Because of this product venture, I'm currently working on something much more
promising because of the lessons I learned on this one.

------
patio11
If I were told to write an article with that headline, the first sale would
have marked the end of Phase #1. I'm not sure that I can fit everything else
you need to do into only 5 phases left, but relabeling the first sale stage 0
is just cheesy.

------
edw519
I believe OP has hope. Sounds like he has tons of local businesses who need
what he has to offer but don't realize it. Therein lies his problem. I may be
a little naive, but after reading his post, I still don't know what he has and
why anyone would need it. I know what a blog is, but I'm not really sure what
a CMS-Content Management System is. Why would a local small business need a
"CMS"? Why would they want to blog? If I'm not clear, you can bet his local
prospects aren't, either.

This has the makings of an excellent local lifestyle business which would be
90% product and 10% service. OP's ace in the hole is himself. I know that
small businesses who would use his product would still like to see his smiling
face once a month and be able to call him as needed. This is a huge plus!

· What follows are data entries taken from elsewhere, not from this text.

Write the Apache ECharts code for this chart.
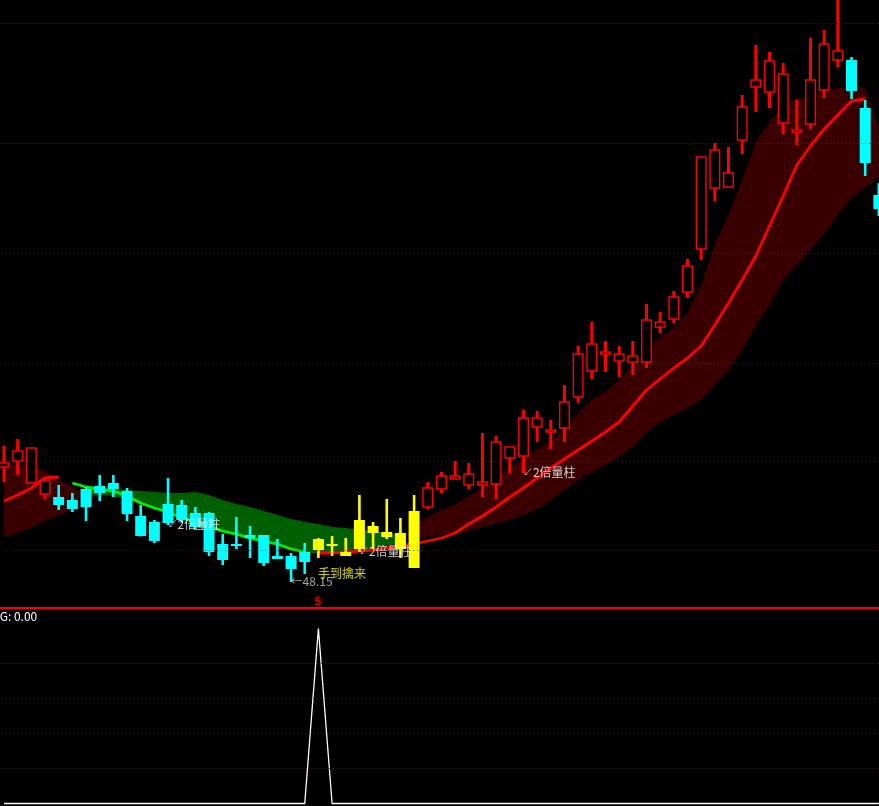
<!DOCTYPE html>
<html>
<head>
<meta charset="utf-8">
<script src="https://cdn.jsdelivr.net/npm/echarts@6/dist/echarts.min.js"></script>
<style>
html,body{margin:0;padding:0;background:#000;}
#c{width:879px;height:806px;}
</style>
</head>
<body>
<div id="c"></div>
<script>
// ---------------- data ----------------
const categories = ['1','2','3','4','5','6','7','8','9','10','11','12','13','14','15','16','17','18','19','20','21','22','23','24','25','26','27','28','29','30','31','32','33','34','35','36','37','38','39','40','41','42','43','44','45','46','47','48','49','50','51','52','53','54','55','56','57','58','59','60','61','62','63','64','65'];

const openP = [59.65,60.25,58.05,56.95,56.65,56.35,57.45,57.75,58.05,57.25,
  54.75,54.15,55.95,55.85,55.05,55.05,51.95,51.95,52.85,52.85,
  50.75,50.75,51.15,51.35,51.75,50.75,51.45,53.05,52.65,51.45,
  49.55,55.65,57.45,58.45,57.85,57.85,57.95,60.55,60.75,63.65,
  63.15,63.55,66.65,69.25,70.95,70.25,70.15,70.15,73.65,74.45,
  77.15,81.45,87.55,87.65,92.35,97.65,97.15,94.05,93.15,93.95,
  97.35,100.35,100.35,95.55,86.85];
const closeP = [60.05,61.25,61.55,58.25,55.85,55.45,55.65,57.05,57.45,54.95,
  52.75,52.25,54.05,54.35,53.65,51.15,50.35,51.75,52.55,50.05,
  50.45,49.45,50.15,52.45,51.95,51.15,54.35,53.75,53.15,53.05,
  55.25,57.55,58.75,58.75,58.95,58.15,62.15,61.65,64.55,64.55,
  63.35,66.15,70.95,71.95,71.15,70.95,70.75,74.35,74.15,76.65,
  79.75,90.65,91.35,89.05,95.65,98.35,100.25,98.95,93.35,98.35,
  101.95,101.25,97.25,90.05,85.45];
const lowP = [58.15,58.85,58.05,56.45,55.35,55.15,54.25,56.25,56.65,54.25,
  52.70,52.05,53.85,54.05,53.35,50.75,49.85,51.45,50.55,49.75,
  50.45,48.15,48.95,50.55,50.75,50.75,51.15,51.45,52.45,50.55,
  49.55,55.45,57.05,58.45,57.45,56.65,56.45,59.05,59.05,62.15,
  61.45,62.15,66.05,68.45,69.15,68.65,68.85,69.55,73.05,74.05,
  76.55,80.35,86.25,87.65,90.95,95.15,95.55,92.95,91.85,93.45,
  96.55,99.65,96.45,88.75,84.75];
const highP = [61.75,62.45,61.55,58.25,57.85,57.05,57.65,58.85,58.85,57.55,
  55.85,54.35,58.55,56.35,55.65,55.15,52.95,54.65,53.75,52.85,
  52.45,51.05,52.05,52.55,52.75,52.55,56.85,54.15,56.45,54.55,
  56.85,58.15,59.15,60.25,60.05,63.05,62.75,61.65,65.35,65.25,
  64.35,67.85,71.75,74.15,72.25,71.75,72.25,75.95,75.15,77.25,
  80.45,90.65,92.05,91.65,96.85,101.85,101.15,100.05,96.35,102.55,
  103.35,107.00,100.65,96.35,88.05];
// 1 = candle painted yellow by the signal zone
const paintYellow = [0,0,0,0,0,0,0,0,0,0, 0,0,0,0,0,0,0,0,0,0, 0,0,0,1,1,1,1,1,1,1,
  1,0,0,0,0,0,0,0,0,0, 0,0,0,0,0,0,0,0,0,0, 0,0,0,0,0,0,0,0,0,0, 0,0,0,0,0];

// moving average and its trend state (1 rising=red, -1 falling=green, 0 not drawn)
const maValues = [56.25,56.85,57.55,58.55,58.65,58.05,57.65,57.45,57.25,56.75,
  56.05,55.55,55.15,54.55,54.15,53.75,53.25,52.95,52.55,52.25,
  51.95,51.45,51.15,51.05,51.05,51.15,51.25,51.35,51.55,51.75,
  51.95,52.25,52.55,53.05,53.95,54.75,55.65,56.65,57.55,58.55,
  59.55,60.45,61.35,62.25,63.15,64.15,65.75,67.35,68.45,69.55,
  70.55,71.75,73.85,76.05,78.35,80.75,83.75,86.75,89.85,91.75,
  93.45,94.85,96.25,96.45,94.75];
const maTrend = [1,1,1,1,1,-1,-1,-1,-1,-1, -1,-1,-1,-1,-1,-1,-1,-1,-1,-1, -1,-1,-1,1,1,1,1,1,1,1,
  1,1,1,1,1,1,1,1,1,1, 1,1,1,1,1,1,1,1,1,1, 1,1,1,1,1,1,1,1,1,1, 1,1,1,1,0];

// band edges (fast line / slow line)
const bandFast = [60.05,59.85,59.65,59.25,58.35,57.65,56.85,56.85,56.75,56.45,
  55.95,55.55,55.15,54.45,53.95,53.55,53.05,52.75,52.35,52.05,
  51.75,51.35,51.05,51.05,51.15,51.25,51.35,51.55,51.75,52.05,
  53.85,54.65,55.35,55.85,56.75,57.55,58.55,59.55,60.45,61.35,
  62.35,63.45,64.95,66.35,67.15,68.35,69.85,71.35,72.65,73.55,
  75.05,77.85,81.85,84.85,88.35,92.05,94.15,95.75,96.45,96.85,
  97.35,97.55,97.75,97.55,93.65];
const bandSlow = [52.65,53.05,53.55,54.25,54.85,55.35,57.55,57.35,57.45,57.35,
  57.25,57.15,57.05,57.05,57.15,56.85,56.35,55.95,55.65,55.25,
  54.85,54.45,54.15,53.95,53.65,53.55,53.35,53.25,53.05,52.85,
  52.65,52.65,52.85,53.05,53.25,53.65,53.95,54.35,54.85,55.45,
  56.35,57.35,58.35,59.15,59.85,60.65,61.65,63.05,64.15,64.85,
  65.55,66.35,67.85,69.35,71.35,73.85,75.85,78.35,79.85,81.35,
  83.05,84.85,86.55,87.55,88.65];

// text annotations
const annIndex = [12, 26, 38, 21, 23];
const annPrice = [53.85, 51.15, 59.05, 48.15, 48.95];
const annText  = ['↙2倍量柱', '↙2倍量柱', '↙2倍量柱', '←48.15', '手到擒来'];
const annKind  = ['vol', 'vol', 'vol', 'low', 'buy'];
const sigIndex = [23];
const sigPrice = [46.15];
const sigText  = ['$'];

// horizontal grid levels
const priceGrid = [104.0, 92.0, 81.0, 70.0, 60.2, 51.3];

// lower indicator XG
const xgValues = [0,0,0,0,0,0,0,0,0,0, 0,0,0,0,0,0,0,0,0,0, 0,0,0,1,0,0,0,0,0,0,
  0,0,0,0,0,0,0,0,0,0, 0,0,0,0,0,0,0,0,0,0, 0,0,0,0,0,0,0,0,0,0, 0,0,0,0,0];
const xgGrid = [0.2, 0.4, 0.6, 0.8];

// ---------------- chart ----------------
const FONT = "'Noto Sans CJK SC', 'Noto Sans', sans-serif";
const chart = echarts.init(document.getElementById('c'), null, {renderer: 'canvas'});

const candleData = categories.map((_, i) => [i, openP[i], closeP[i], lowP[i], highP[i], paintYellow[i]]);
const maRed = maValues.map((v, i) => maTrend[i] === 1 ? v : null);
const maGreen = maValues.map((v, i) => maTrend[i] === -1 ? v : null);

function renderBand(params, api) {
  const pts = bandFast.map((a, i) => ({
    a: api.coord([i, a]), b: api.coord([i, bandSlow[i]]), d: a - bandSlow[i]
  }));
  const polys = [];
  let cur = {sign: pts[0].d >= 0, top: [pts[0].a], bot: [pts[0].b]};
  for (let i = 1; i < pts.length; i++) {
    const s = pts[i].d >= 0;
    if (s !== cur.sign) {
      const t = pts[i-1].d / (pts[i-1].d - pts[i].d);
      const cx = pts[i-1].a[0] + t * (pts[i].a[0] - pts[i-1].a[0]);
      const cy = pts[i-1].a[1] + t * (pts[i].a[1] - pts[i-1].a[1]);
      cur.top.push([cx, cy]); cur.bot.push([cx, cy]);
      polys.push(cur);
      cur = {sign: s, top: [[cx, cy]], bot: [[cx, cy]]};
    }
    cur.top.push(pts[i].a); cur.bot.push(pts[i].b);
  }
  polys.push(cur);
  return {
    type: 'group',
    children: polys.map(p => ({
      type: 'polygon',
      shape: {points: p.top.concat(p.bot.slice().reverse())},
      style: {fill: p.sign ? '#3a0000' : '#006000'},
      silent: true
    }))
  };
}

function renderCandle(params, api) {
  const i = api.value(0);
  const o = api.value(1), c = api.value(2), l = api.value(3), h = api.value(4), yel = api.value(5);
  const pO = api.coord([i, o]);
  const x = pO[0];
  const yO = pO[1], yC = api.coord([i, c])[1], yL = api.coord([i, l])[1], yH = api.coord([i, h])[1];
  const top = Math.min(yO, yC), bot = Math.max(yO, yC);
  const bh = Math.max(bot - top, 1.5);
  const up = c > o;
  const ch = [];
  if (yel || !up) {
    const col = yel ? '#ffff00' : '#00ffff';
    ch.push({type: 'rect', shape: {x: x - 1.3, y: yH, width: 2.6, height: yL - yH}, style: {fill: col}});
    ch.push({type: 'rect', shape: {x: x - 5.5, y: top, width: 11, height: bh}, style: {fill: col}});
  } else {
    const col = '#ff0000';
    if (top - yH > 0.5) ch.push({type: 'rect', shape: {x: x - 1.5, y: yH, width: 3, height: top - yH}, style: {fill: col}});
    if (yL - bot > 0.5) ch.push({type: 'rect', shape: {x: x - 1.5, y: bot, width: 3, height: yL - bot}, style: {fill: col}});
    ch.push({type: 'rect', shape: {x: x - 4.8, y: top, width: 9.6, height: bh}, style: {fill: '#000', stroke: col, lineWidth: 1.4}});
  }
  return {type: 'group', children: ch};
}

const kindStyle = {
  vol: {color: '#ffffff'},
  low: {color: '#c8c8c8'},
  buy: {color: '#ffff00'}
};
const annData = annIndex.map((idx, k) => {
  const txt = annText[k];
  const st = kindStyle[annKind[k]];
  let formatter = txt;
  if (annKind[k] === 'vol') formatter = '{a|' + txt.charAt(0) + '}{b|' + txt.slice(1) + '}';
  return {
    value: [idx, annPrice[k]],
    label: {
      show: true, formatter: formatter, color: st.color,
      position: [0, 0], align: 'left', verticalAlign: 'middle',
      fontSize: 12, fontFamily: FONT,
      rich: {
        a: {color: '#b8b8b8', fontSize: 10, fontFamily: FONT},
        b: {color: '#ffffff', fontSize: 12, fontFamily: FONT}
      }
    }
  };
});
const sigData = sigIndex.map((idx, k) => ({
  value: [idx, sigPrice[k]],
  label: {
    show: true, formatter: sigText[k], color: '#ff0000',
    position: [0, 0], align: 'center', verticalAlign: 'middle',
    fontSize: 12, fontWeight: 'bold', fontFamily: 'DejaVu Sans, sans-serif'
  }
}));

const gridPos = {left: -2.835, right: -6.7};

const option = {
  backgroundColor: '#000000',
  animation: false,
  grid: [
    {left: gridPos.left, right: gridPos.right, top: 0, height: 608, containLabel: false, outerBoundsMode: 'none'},
    {left: gridPos.left, right: gridPos.right, top: 609, height: 197, containLabel: false, outerBoundsMode: 'none'}
  ],
  xAxis: [
    {type: 'category', gridIndex: 0, data: categories, boundaryGap: true,
     axisLine: {show: true, lineStyle: {color: '#ff0000', width: 2}},
     axisTick: {show: false}, axisLabel: {show: false}, splitLine: {show: false}},
    {type: 'category', gridIndex: 1, data: categories, boundaryGap: true, show: false}
  ],
  yAxis: [
    {type: 'value', gridIndex: 0, min: 45.55, max: 106.35, show: false, splitLine: {show: false}},
    {type: 'value', gridIndex: 1, min: -0.01429, max: 1.11143, show: false, splitLine: {show: false}}
  ],
  series: [
    {
      type: 'line', xAxisIndex: 0, yAxisIndex: 0, z: 1, silent: true,
      data: categories.map(() => null), symbol: 'none',
      markLine: {
        silent: true, symbol: ['none', 'none'], label: {show: false},
        lineStyle: {color: '#8c0a0a', type: [1, 3], width: 1},
        data: priceGrid.map(v => ({yAxis: v}))
      }
    },
    {
      type: 'custom', xAxisIndex: 0, yAxisIndex: 0, z: 2, silent: true,
      renderItem: renderBand, data: [[0, bandFast[0]]], encode: {x: 0, y: 1}
    },
    {
      type: 'line', xAxisIndex: 0, yAxisIndex: 0, z: 3, silent: true,
      data: maRed, symbol: 'none', connectNulls: false,
      lineStyle: {color: '#ff0000', width: 2.8}
    },
    {
      type: 'line', xAxisIndex: 0, yAxisIndex: 0, z: 3, silent: true,
      data: maGreen, symbol: 'none', connectNulls: false,
      lineStyle: {color: '#00f000', width: 2.8}
    },
    {
      type: 'custom', xAxisIndex: 0, yAxisIndex: 0, z: 4, silent: true,
      renderItem: renderCandle, data: candleData, encode: {x: 0, y: [1, 2, 3, 4]}
    },
    {
      type: 'scatter', xAxisIndex: 0, yAxisIndex: 0, z: 6, silent: true,
      symbolSize: 1, itemStyle: {color: 'rgba(0,0,0,0)'}, data: annData
    },
    {
      type: 'scatter', xAxisIndex: 0, yAxisIndex: 0, z: 6, silent: true,
      symbolSize: 1, itemStyle: {color: 'rgba(0,0,0,0)'}, data: sigData
    },
    {
      type: 'line', xAxisIndex: 1, yAxisIndex: 1, z: 3, silent: true,
      data: xgValues, symbol: 'none',
      lineStyle: {color: '#ffffff', width: 1.3},
      markLine: {
        silent: true, symbol: ['none', 'none'], label: {show: false},
        lineStyle: {color: '#8c0a0a', type: [1, 3], width: 1},
        data: xgGrid.map(v => ({yAxis: v}))
      }
    }
  ],
  graphic: [
    {type: 'text', left: -7, top: 610, silent: true,
     style: {text: 'XG: 0.00', fill: '#ffffff', font: '12px ' + FONT}}
  ]
};
chart.setOption(option);
</script>
</body>
</html>
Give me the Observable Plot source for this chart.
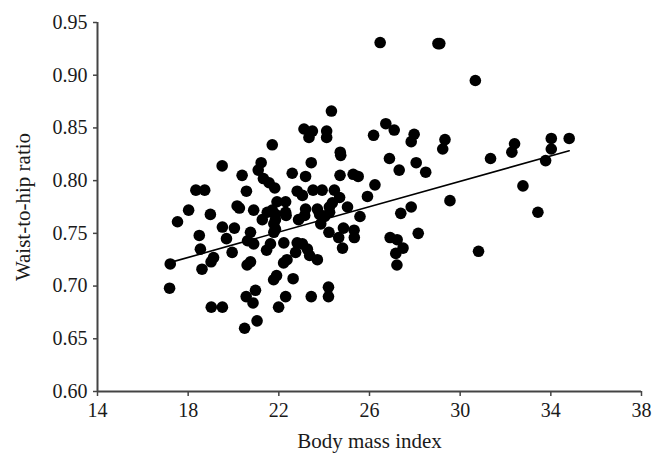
<!DOCTYPE html>
<html>
<head>
<meta charset="utf-8">
<script src="https://cdn.jsdelivr.net/npm/d3@7"></script>
<script src="https://cdn.jsdelivr.net/npm/@observablehq/plot@0.6"></script>
<style>
  html, body { margin: 0; padding: 0; background: #fff; }
  #chart svg { display: block; }
</style>
</head>
<body>
<div id="chart"></div>
<script>
const bmi = [
  17.18, 17.21, 17.53, 18.02, 18.34, 18.73, 18.49, 18.54, 18.61, 18.98,
  19.02, 19.51, 19.12, 19.01, 19.50, 19.51, 20.04, 19.69, 19.94, 20.16,
  20.26, 20.38, 20.57, 20.75, 20.62, 20.89, 20.75, 20.60, 20.89, 20.97,
  20.56, 20.86, 21.04, 20.49, 21.09, 21.22, 21.32, 21.57, 21.82, 21.71,
  21.27, 21.49, 21.71, 21.85, 21.85, 21.78, 21.85, 21.78, 21.63, 21.46,
  21.90, 21.77, 21.99, 21.92, 22.30, 22.22, 22.36, 22.21, 22.30, 22.30,
  22.32, 22.63, 22.59, 22.81, 23.04, 22.87, 23.14, 23.18, 22.81, 23.04,
  22.74, 23.26, 23.36, 23.70, 23.43, 24.19, 24.19, 23.11, 23.48, 23.33,
  24.11, 24.11, 24.32, 24.71, 24.73, 23.43, 23.18, 24.70, 25.28, 25.50,
  23.51, 23.91, 24.45, 24.68, 24.36, 24.23, 23.70, 23.80, 24.24, 24.02,
  23.85, 25.03, 25.58, 24.21, 24.85, 24.64, 24.81, 25.32, 25.33, 25.91,
  26.24, 26.18, 26.47, 26.72, 27.09, 26.88, 27.31, 27.97, 27.84, 28.06,
  28.48, 27.38, 27.84, 28.15, 26.91, 27.22, 27.48, 27.16, 27.21, 29.33,
  29.23, 29.02, 29.10, 29.55, 30.67, 30.81, 31.34, 32.40, 32.28, 32.77,
  33.43, 33.77, 34.02, 34.02, 34.81
];
const whr = [
  0.698, 0.721, 0.761, 0.772, 0.791, 0.791, 0.748, 0.735, 0.716, 0.768,
  0.680, 0.680, 0.727, 0.723, 0.814, 0.756, 0.755, 0.745, 0.732, 0.776,
  0.774, 0.805, 0.790, 0.751, 0.743, 0.740, 0.723, 0.720, 0.772, 0.696,
  0.690, 0.684, 0.667, 0.660, 0.810, 0.817, 0.802, 0.798, 0.793, 0.834,
  0.763, 0.770, 0.772, 0.768, 0.763, 0.759, 0.754, 0.751, 0.740, 0.734,
  0.710, 0.706, 0.680, 0.780, 0.780, 0.741, 0.725, 0.722, 0.690, 0.770,
  0.767, 0.707, 0.807, 0.790, 0.786, 0.763, 0.767, 0.773, 0.741, 0.740,
  0.732, 0.735, 0.729, 0.725, 0.690, 0.699, 0.690, 0.849, 0.847, 0.841,
  0.847, 0.841, 0.866, 0.827, 0.824, 0.817, 0.804, 0.805, 0.806, 0.804,
  0.791, 0.791, 0.791, 0.784, 0.779, 0.775, 0.773, 0.768, 0.770, 0.766,
  0.759, 0.775, 0.766, 0.751, 0.755, 0.746, 0.736, 0.753, 0.746, 0.785,
  0.796, 0.843, 0.931, 0.854, 0.848, 0.821, 0.810, 0.844, 0.837, 0.817,
  0.808, 0.769, 0.775, 0.750, 0.746, 0.744, 0.736, 0.731, 0.720, 0.839,
  0.830, 0.930, 0.930, 0.781, 0.895, 0.733, 0.821, 0.835, 0.827, 0.795,
  0.770, 0.819, 0.840, 0.830, 0.840
];
// Linear trend line as shown in the figure
const trendIntercept = 0.6188;
const trendSlope = 0.00602;
const xTicks = [14, 18, 22, 26, 30, 34, 38];
const yTicks = [0.60, 0.65, 0.70, 0.75, 0.80, 0.85, 0.90, 0.95];
const xLabel = "Body mass index";
const yLabel = "Waist-to-hip ratio";

const data = bmi.map((b, i) => ({bmi: b, whr: whr[i]}));
const trendData = d3.extent(bmi).map(b => ({bmi: b, whr: trendIntercept + trendSlope * b}));

const axisColor = "#444";
const textColor = "#1a1a1a";

const chart = Plot.plot({
  width: 665,
  height: 471,
  marginLeft: 97,
  marginRight: 24,
  marginTop: 22,
  marginBottom: 80,
  style: {
    fontFamily: "'Liberation Serif', 'DejaVu Serif', serif",
    fontSize: "20px",
    color: textColor,
    background: "#fff"
  },
  x: {domain: [14, 38]},
  y: {domain: [0.60, 0.95]},
  marks: [
    Plot.axisX({
      ticks: xTicks,
      tickFormat: d => String(d),
      tickSize: 5,
      tickPadding: 6,
      stroke: axisColor,
      strokeWidth: 1.5,
      fill: textColor,
      fontSize: 20,
      label: null
    }),
    Plot.axisY({
      ticks: yTicks,
      tickFormat: d3.format(".2f"),
      tickSize: 4,
      tickPadding: 6,
      stroke: axisColor,
      strokeWidth: 1.5,
      fill: textColor,
      fontSize: 20,
      label: null
    }),
    Plot.ruleY([0.60], {stroke: axisColor, strokeWidth: 2}),
    Plot.ruleX([14], {stroke: axisColor, strokeWidth: 2}),
    Plot.axisX({
      ticks: [],
      label: xLabel,
      labelAnchor: "center",
      labelArrow: "none",
      labelOffset: 56,
      fontSize: 21,
      fill: textColor
    }),
    Plot.axisY({
      ticks: [],
      label: yLabel,
      labelAnchor: "center",
      labelArrow: "none",
      labelOffset: 82,
      fontSize: 21,
      fill: textColor
    }),
    Plot.dot(data, {x: "bmi", y: "whr", r: 5.8, fill: "#000", stroke: "none"}),
    Plot.line(trendData, {x: "bmi", y: "whr", stroke: "#000", strokeWidth: 1.6})
  ]
});

document.getElementById("chart").appendChild(chart);
</script>
</body>
</html>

My advice to OP would be to temporarily forget about the software, the
technology, and the jargon. Instead, become a trusted sympathetic advisor to
his prospects. Learn about their situations and understand the pain they have
but don't even realize. Meet them on their turf and speak their language. And
most of all, solve their problems and help their profitability. Nothing else
matters.

What I have just described is all the sales and marketing you need to know.
You had passion for the product when you had to, now is the time to have
passion for your customers.

------
allenp
8 months initial dev cycle seems long - what is the prevailing idea about how
long this should be once you commit to building?